§ **Set exercise**
Copy the data precisely, character for character, and leave out every picture.
=== Material provided ===
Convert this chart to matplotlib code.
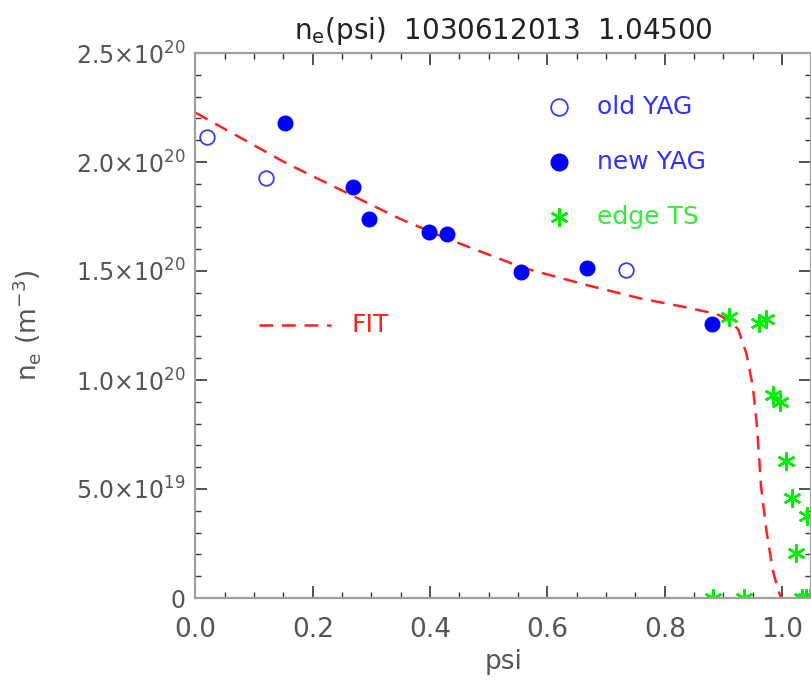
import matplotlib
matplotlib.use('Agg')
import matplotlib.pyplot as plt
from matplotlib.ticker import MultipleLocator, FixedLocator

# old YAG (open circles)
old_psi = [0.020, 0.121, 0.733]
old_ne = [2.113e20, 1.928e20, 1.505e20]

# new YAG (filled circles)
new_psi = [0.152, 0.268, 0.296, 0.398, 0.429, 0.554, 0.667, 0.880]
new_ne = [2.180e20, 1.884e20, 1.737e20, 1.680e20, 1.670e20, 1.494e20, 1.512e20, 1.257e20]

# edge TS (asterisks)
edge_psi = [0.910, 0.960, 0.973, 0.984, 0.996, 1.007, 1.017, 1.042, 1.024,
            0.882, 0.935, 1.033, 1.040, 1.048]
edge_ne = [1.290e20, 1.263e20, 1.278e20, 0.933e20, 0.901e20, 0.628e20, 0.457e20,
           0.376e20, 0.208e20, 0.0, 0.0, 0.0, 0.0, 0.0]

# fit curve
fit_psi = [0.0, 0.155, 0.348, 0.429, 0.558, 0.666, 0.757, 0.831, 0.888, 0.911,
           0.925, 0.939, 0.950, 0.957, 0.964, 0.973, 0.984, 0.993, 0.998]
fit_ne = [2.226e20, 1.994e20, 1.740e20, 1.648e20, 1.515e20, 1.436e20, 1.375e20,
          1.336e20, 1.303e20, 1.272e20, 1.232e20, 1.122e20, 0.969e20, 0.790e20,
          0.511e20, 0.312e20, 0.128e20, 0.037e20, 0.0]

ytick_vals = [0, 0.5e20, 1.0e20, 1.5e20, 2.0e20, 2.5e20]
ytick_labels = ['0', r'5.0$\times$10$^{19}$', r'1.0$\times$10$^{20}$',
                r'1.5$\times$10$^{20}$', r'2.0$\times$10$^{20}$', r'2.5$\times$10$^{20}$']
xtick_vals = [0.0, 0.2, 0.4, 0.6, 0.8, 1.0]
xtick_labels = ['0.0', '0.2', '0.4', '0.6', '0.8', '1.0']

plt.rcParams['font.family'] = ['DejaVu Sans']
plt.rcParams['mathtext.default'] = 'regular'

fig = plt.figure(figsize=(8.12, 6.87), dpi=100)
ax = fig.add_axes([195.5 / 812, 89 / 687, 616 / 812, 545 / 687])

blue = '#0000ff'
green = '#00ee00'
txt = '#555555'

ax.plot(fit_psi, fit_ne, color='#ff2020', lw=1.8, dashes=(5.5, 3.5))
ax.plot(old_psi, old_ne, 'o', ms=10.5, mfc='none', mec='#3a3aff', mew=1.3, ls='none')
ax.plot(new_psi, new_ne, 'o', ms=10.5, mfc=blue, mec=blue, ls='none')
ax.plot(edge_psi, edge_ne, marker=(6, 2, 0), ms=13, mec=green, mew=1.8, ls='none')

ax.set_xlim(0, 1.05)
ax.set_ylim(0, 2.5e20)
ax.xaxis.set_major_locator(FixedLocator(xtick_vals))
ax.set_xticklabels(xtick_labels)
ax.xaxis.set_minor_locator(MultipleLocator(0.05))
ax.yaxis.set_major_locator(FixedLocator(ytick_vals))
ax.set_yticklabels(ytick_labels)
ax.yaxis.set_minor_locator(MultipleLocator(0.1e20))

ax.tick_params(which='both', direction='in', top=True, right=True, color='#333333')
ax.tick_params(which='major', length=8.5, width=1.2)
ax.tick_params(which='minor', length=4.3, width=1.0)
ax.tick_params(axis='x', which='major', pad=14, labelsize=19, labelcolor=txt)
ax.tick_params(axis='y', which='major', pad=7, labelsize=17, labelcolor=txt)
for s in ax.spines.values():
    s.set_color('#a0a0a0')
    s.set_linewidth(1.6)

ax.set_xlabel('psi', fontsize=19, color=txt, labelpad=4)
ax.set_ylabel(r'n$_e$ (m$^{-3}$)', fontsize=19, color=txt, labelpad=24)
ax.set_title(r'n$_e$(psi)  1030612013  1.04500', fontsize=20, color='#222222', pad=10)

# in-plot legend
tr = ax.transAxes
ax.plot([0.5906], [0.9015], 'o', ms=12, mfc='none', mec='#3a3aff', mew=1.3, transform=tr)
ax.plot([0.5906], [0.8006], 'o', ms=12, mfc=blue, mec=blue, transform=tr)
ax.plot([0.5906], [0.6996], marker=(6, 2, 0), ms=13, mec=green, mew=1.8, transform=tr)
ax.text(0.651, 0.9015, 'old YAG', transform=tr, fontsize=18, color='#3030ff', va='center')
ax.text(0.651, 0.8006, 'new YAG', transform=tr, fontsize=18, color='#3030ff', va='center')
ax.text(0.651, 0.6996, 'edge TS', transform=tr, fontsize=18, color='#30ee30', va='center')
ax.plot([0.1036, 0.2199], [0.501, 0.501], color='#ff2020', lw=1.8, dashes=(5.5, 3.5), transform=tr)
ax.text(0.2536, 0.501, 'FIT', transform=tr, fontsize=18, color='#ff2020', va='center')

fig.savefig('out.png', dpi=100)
===
§ **Problem solution**
Convert this chart to matplotlib code.
import matplotlib
matplotlib.use('Agg')
import matplotlib.pyplot as plt
from matplotlib.ticker import MultipleLocator, FixedLocator

# old YAG (open circles)
old_psi = [0.020, 0.121, 0.733]
old_ne = [2.113e20, 1.928e20, 1.505e20]

# new YAG (filled circles)
new_psi = [0.152, 0.268, 0.296, 0.398, 0.429, 0.554, 0.667, 0.880]
new_ne = [2.180e20, 1.884e20, 1.737e20, 1.680e20, 1.670e20, 1.494e20, 1.512e20, 1.257e20]

# edge TS (asterisks)
edge_psi = [0.910, 0.960, 0.973, 0.984, 0.996, 1.007, 1.017, 1.042, 1.024,
            0.882, 0.935, 1.033, 1.040, 1.048]
edge_ne = [1.290e20, 1.263e20, 1.278e20, 0.933e20, 0.901e20, 0.628e20, 0.457e20,
           0.376e20, 0.208e20, 0.0, 0.0, 0.0, 0.0, 0.0]

# fit curve
fit_psi = [0.0, 0.155, 0.348, 0.429, 0.558, 0.666, 0.757, 0.831, 0.888, 0.911,
           0.925, 0.939, 0.950, 0.957, 0.964, 0.973, 0.984, 0.993, 0.998]
fit_ne = [2.226e20, 1.994e20, 1.740e20, 1.648e20, 1.515e20, 1.436e20, 1.375e20,
          1.336e20, 1.303e20, 1.272e20, 1.232e20, 1.122e20, 0.969e20, 0.790e20,
          0.511e20, 0.312e20, 0.128e20, 0.037e20, 0.0]

ytick_vals = [0, 0.5e20, 1.0e20, 1.5e20, 2.0e20, 2.5e20]
ytick_labels = ['0', r'5.0$\times$10$^{19}$', r'1.0$\times$10$^{20}$',
                r'1.5$\times$10$^{20}$', r'2.0$\times$10$^{20}$', r'2.5$\times$10$^{20}$']
xtick_vals = [0.0, 0.2, 0.4, 0.6, 0.8, 1.0]
xtick_labels = ['0.0', '0.2', '0.4', '0.6', '0.8', '1.0']

plt.rcParams['font.family'] = ['DejaVu Sans']
plt.rcParams['mathtext.default'] = 'regular'

fig = plt.figure(figsize=(8.12, 6.87), dpi=100)
ax = fig.add_axes([195.5 / 812, 89 / 687, 616 / 812, 545 / 687])

blue = '#0000ff'
green = '#00ee00'
txt = '#555555'

ax.plot(fit_psi, fit_ne, color='#ff2020', lw=1.8, dashes=(5.5, 3.5))
ax.plot(old_psi, old_ne, 'o', ms=10.5, mfc='none', mec='#3a3aff', mew=1.3, ls='none')
ax.plot(new_psi, new_ne, 'o', ms=10.5, mfc=blue, mec=blue, ls='none')
ax.plot(edge_psi, edge_ne, marker=(6, 2, 0), ms=13, mec=green, mew=1.8, ls='none')

ax.set_xlim(0, 1.05)
ax.set_ylim(0, 2.5e20)
ax.xaxis.set_major_locator(FixedLocator(xtick_vals))
ax.set_xticklabels(xtick_labels)
ax.xaxis.set_minor_locator(MultipleLocator(0.05))
ax.yaxis.set_major_locator(FixedLocator(ytick_vals))
ax.set_yticklabels(ytick_labels)
ax.yaxis.set_minor_locator(MultipleLocator(0.1e20))

ax.tick_params(which='both', direction='in', top=True, right=True, color='#333333')
ax.tick_params(which='major', length=8.5, width=1.2)
ax.tick_params(which='minor', length=4.3, width=1.0)
ax.tick_params(axis='x', which='major', pad=14, labelsize=19, labelcolor=txt)
ax.tick_params(axis='y', which='major', pad=7, labelsize=17, labelcolor=txt)
for s in ax.spines.values():
    s.set_color('#a0a0a0')
    s.set_linewidth(1.6)

ax.set_xlabel('psi', fontsize=19, color=txt, labelpad=4)
ax.set_ylabel(r'n$_e$ (m$^{-3}$)', fontsize=19, color=txt, labelpad=24)
ax.set_title(r'n$_e$(psi)  1030612013  1.04500', fontsize=20, color='#222222', pad=10)

# in-plot legend
tr = ax.transAxes
ax.plot([0.5906], [0.9015], 'o', ms=12, mfc='none', mec='#3a3aff', mew=1.3, transform=tr)
ax.plot([0.5906], [0.8006], 'o', ms=12, mfc=blue, mec=blue, transform=tr)
ax.plot([0.5906], [0.6996], marker=(6, 2, 0), ms=13, mec=green, mew=1.8, transform=tr)
ax.text(0.651, 0.9015, 'old YAG', transform=tr, fontsize=18, color='#3030ff', va='center')
ax.text(0.651, 0.8006, 'new YAG', transform=tr, fontsize=18, color='#3030ff', va='center')
ax.text(0.651, 0.6996, 'edge TS', transform=tr, fontsize=18, color='#30ee30', va='center')
ax.plot([0.1036, 0.2199], [0.501, 0.501], color='#ff2020', lw=1.8, dashes=(5.5, 3.5), transform=tr)
ax.text(0.2536, 0.501, 'FIT', transform=tr, fontsize=18, color='#ff2020', va='center')

fig.savefig('out.png', dpi=100)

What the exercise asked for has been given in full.